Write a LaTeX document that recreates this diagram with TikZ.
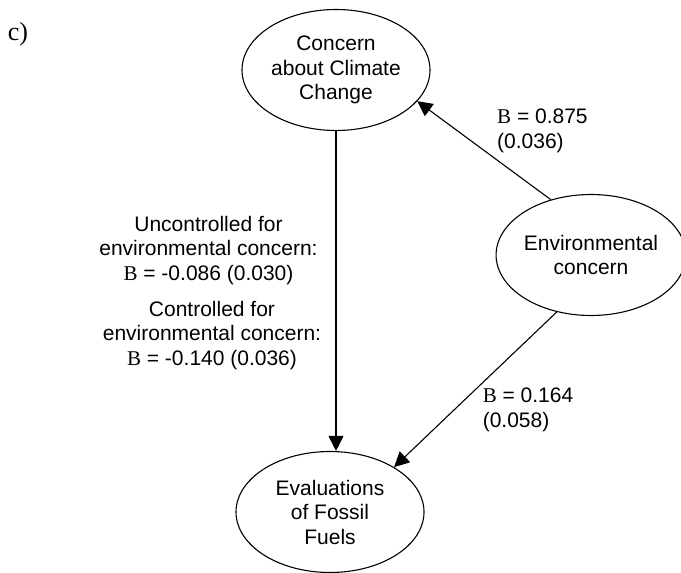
\documentclass[tikz,border=0pt]{standalone}
\usepackage{fontspec}
\setmainfont{Liberation Sans}
\newfontfamily\serifB{Liberation Serif}
\usetikzlibrary{arrows.meta, shapes.geometric}
\newcommand{\coefB}{{\serifB B}}

\begin{document}
\begin{tikzpicture}[
  x=1pt, y=-1pt,
  lat/.style={draw, line width=1.1pt, ellipse, inner sep=0pt, minimum width=188pt, minimum height=121pt, align=center, font=\fontsize{21}{24.5}\selectfont},
  lbl/.style={inner sep=0pt, font=\fontsize{21}{24.5}\selectfont},
  arr/.style={-{Triangle[length=15pt, width=15pt]}, line width=1.1pt}
]
\useasboundingbox (0,0) rectangle (681,573);

\node[lbl, font=\serifB\fontsize{26}{28}\selectfont] (tag) at (18,34) {c)};

\node[lat] (climate) at (336,70) {Concern\\about Climate\\Change};
\node[lat, minimum width=178pt] (env) at (591,255) {Environmental\\concern};
\node[lat] (fossil) at (330,512) {Evaluations\\of Fossil\\Fuels};

\draw[arr] (climate.south) -- (climate.south |- fossil.north);
\draw[arr] (env.126) -- (climate.-21.6);
\draw[arr] (env.239.5) -- (fossil.35.3);

\node[lbl, align=center] (unctrl) at (208.5,250.5) {Uncontrolled for\\environmental concern:\\\coefB{} = -0.086 (0.030)};
\node[lbl, align=center] (ctrl) at (212,335.5) {Controlled for\\environmental concern:\\\coefB{} = -0.140 (0.036)};
\node[lbl, align=left, anchor=west] (bclimate) at (497,131) {\coefB{} = 0.875\\(0.036)};
\node[lbl, align=left, anchor=west] (bfossil) at (482.6,410) {\coefB{} = 0.164\\(0.058)};
\end{tikzpicture}
\end{document}
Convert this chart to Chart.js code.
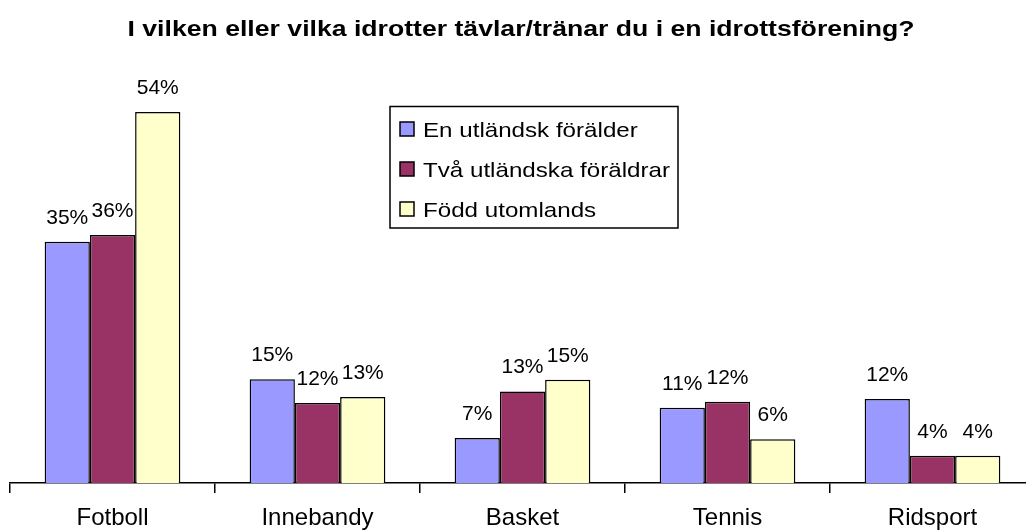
<!DOCTYPE html>
<html>
<head>
<meta charset="utf-8">
<script src="https://cdn.jsdelivr.net/npm/chart.js@4/dist/chart.umd.min.js"></script>
<style>
  body { margin: 0; background: #fff; overflow: hidden; }
  #wrap { width: 1040px; height: 532px; }
</style>
</head>
<body>
<div id="wrap"><canvas id="sportChart" width="1040" height="532"></canvas></div>
<script>
// data (percent)
const chartTitle = "I vilken eller vilka idrotter tävlar/tränar du i en idrottsförening?";
const sports = ["Fotboll", "Innebandy", "Basket", "Tennis", "Ridsport"];
const seriesNames = ["En utländsk förälder", "Två utländska föräldrar", "Född utomlands"];
const enForalder = [35.3, 15.2, 6.6, 11.0, 12.3];
const tvaForaldrar = [36.3, 11.7, 13.4, 11.9, 4.0];
const foddUtomlands = [54.3, 12.6, 15.1, 6.4, 4.0];
const seriesColors = ["#9999FF", "#993366", "#FFFFCC"];

const FONT = "'Liberation Sans', Arial, sans-serif";

// title drawn a bit stretched, like the original picture
const titlePlugin = {
    id: "stretchedTitle",
    afterDraw(chart) {
        const ctx = chart.ctx;
        ctx.save();
        ctx.font = "bold 22px " + FONT;
        ctx.fillStyle = "#000";
        ctx.textAlign = "center";
        ctx.textBaseline = "alphabetic";
        ctx.translate(521, 36);
        ctx.scale(1.21, 1);
        ctx.fillText(chartTitle, 0, 0);
        ctx.restore();
    }
};

// percent labels above every bar
const valueLabels = {
    id: "valueLabels",
    afterDatasetsDraw(chart) {
        const ctx = chart.ctx;
        ctx.save();
        ctx.font = "21px " + FONT;
        ctx.fillStyle = "#000";
        ctx.textAlign = "center";
        ctx.textBaseline = "alphabetic";
        chart.data.datasets.forEach((ds, i) => {
            chart.getDatasetMeta(i).data.forEach((bar, j) => {
                ctx.fillText(Math.round(ds.data[j]) + "%", bar.x, bar.y - 18);
            });
        });
        ctx.restore();
    }
};

// boxed legend inside the plot, built from the datasets
const boxLegend = {
    id: "boxLegend",
    afterDraw(chart) {
        const ctx = chart.ctx;
        ctx.save();
        ctx.lineWidth = 1.5;
        ctx.strokeStyle = "#000";
        ctx.strokeRect(390, 106.5, 288, 121.5);
        ctx.font = "21px " + FONT;
        ctx.textBaseline = "alphabetic";
        chart.data.datasets.forEach((ds, i) => {
            const base = 137 + i * 40;
            ctx.fillStyle = ds.backgroundColor;
            ctx.fillRect(400, base - 15, 14, 14);
            ctx.strokeRect(400, base - 15, 14, 14);
            ctx.fillStyle = "#000";
            ctx.save();
            ctx.translate(423, base);
            ctx.scale(1.15, 1);
            ctx.fillText(ds.label, 0, 0);
            ctx.restore();
        });
        ctx.restore();
    }
};

const seriesData = [enForalder, tvaForaldrar, foddUtomlands];

const config = {
    type: "bar",
    data: {
        labels: sports,
        datasets: seriesNames.map((name, i) => ({
            label: name,
            data: seriesData[i],
            backgroundColor: seriesColors[i],
            borderColor: "#000",
            borderWidth: 1.5,
            categoryPercentage: 0.662,
            barPercentage: 1.0
        }))
    },
    options: {
        responsive: false,
        animation: false,
        devicePixelRatio: 1,
        layout: {
            // axis height is tickLength + font + 2 * tick padding
            padding: { left: 10, right: 5, top: 73, bottom: -11 }
        },
        plugins: {
            legend: { display: false },
            title: { display: false },
            tooltip: { enabled: false }
        },
        scales: {
            x: {
                grid: {
                    display: true,
                    drawOnChartArea: false,
                    drawTicks: true,
                    tickLength: 10,
                    color: "#000",
                    lineWidth: 1.5,
                    offset: true
                },
                border: { display: true, color: "#000", width: 1.5 },
                ticks: {
                    color: "#000",
                    font: { family: FONT, size: 24, lineHeight: 1 },
                    padding: 13,
                    maxRotation: 0,
                    autoSkip: false
                }
            },
            y: {
                display: false,
                min: 0,
                max: 60
            }
        }
    },
    plugins: [valueLabels, boxLegend, titlePlugin]
};

const ctx = document.getElementById("sportChart").getContext("2d");
const sportChart = new Chart(ctx, config);
</script>
</body>
</html>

◇ ◇ ◇

# [Job]
Repeat exactly the lines from the first line of the records above through the line containing "(0,0) rectangle (681,573);", leaving out the pictures.

# [Exercise result]
Write a LaTeX document that recreates this diagram with TikZ.
\documentclass[tikz,border=0pt]{standalone}
\usepackage{fontspec}
\setmainfont{Liberation Sans}
\newfontfamily\serifB{Liberation Serif}
\usetikzlibrary{arrows.meta, shapes.geometric}
\newcommand{\coefB}{{\serifB B}}

\begin{document}
\begin{tikzpicture}[
  x=1pt, y=-1pt,
  lat/.style={draw, line width=1.1pt, ellipse, inner sep=0pt, minimum width=188pt, minimum height=121pt, align=center, font=\fontsize{21}{24.5}\selectfont},
  lbl/.style={inner sep=0pt, font=\fontsize{21}{24.5}\selectfont},
  arr/.style={-{Triangle[length=15pt, width=15pt]}, line width=1.1pt}
]
\useasboundingbox (0,0) rectangle (681,573);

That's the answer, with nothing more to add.